Asked about the reaction of the mainstream media to the deal, Goodrum agreed with Press TV that there was a high level of misinformation and disinformation on China on the media since Beijing was “trying to build this kind of multilateralism, international way of doing things as opposed to the unipolar, unilateral way of doing things.”

“They are determined to paint this in a certain way that is not really lined up with the truth,” Goodrum said of the Western media.

“I think the best thing to do would be to set a good example by continuing to engage responsibly maturely rationally and not necessarily lashing out the same way that the US press does, and the Western press does with their genteel kind of attacks, just continuing to not necessarily ignore, but providing all the example anyone needs by just continuing to engage responsibly,” he said.

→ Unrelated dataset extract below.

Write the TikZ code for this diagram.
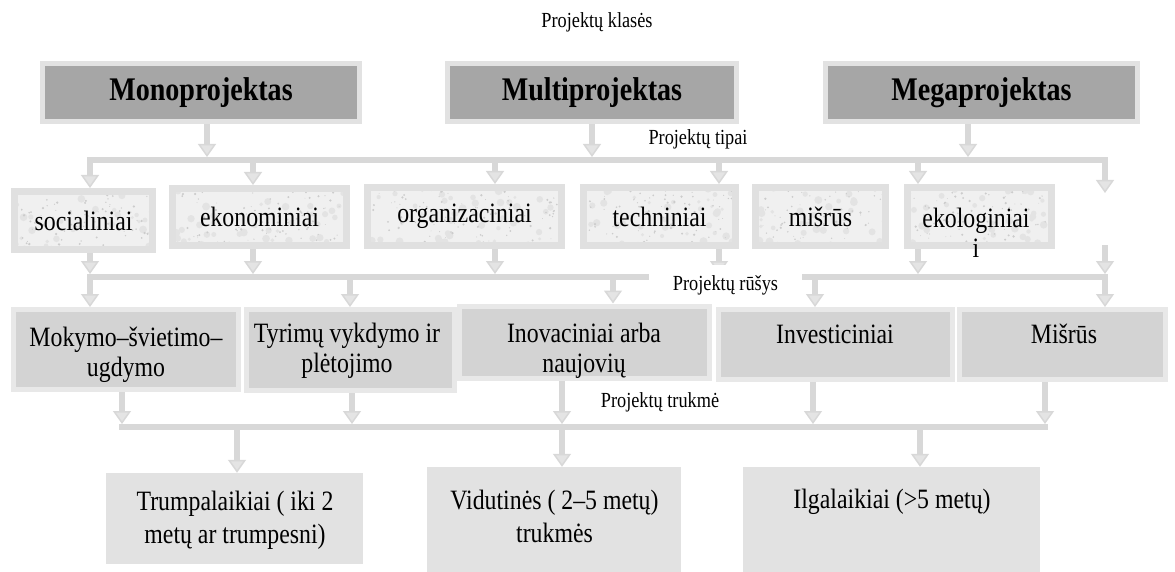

“People will realize what a responsible country looks like and what an irresponsible country looks like and they will understand, which they would prefer to have at the table with them, as opposed to what the situation has been like for the past over well over a century now,” he added.

Iran and the US are at loggerheads over the fate of the 2015 nuclear agreement Tehran struck with six world powers, from which the US withdrew in May 2018 and slapped harsh economic sanctions on the Islamic Republic under a so-called maximum pressure policy.

Biden has pledged to rejoin the nuclear deal, formally called the JCPOA, and repeal his predecessor’s maximum pressure policy, but he has failed so far to honor either of his promises.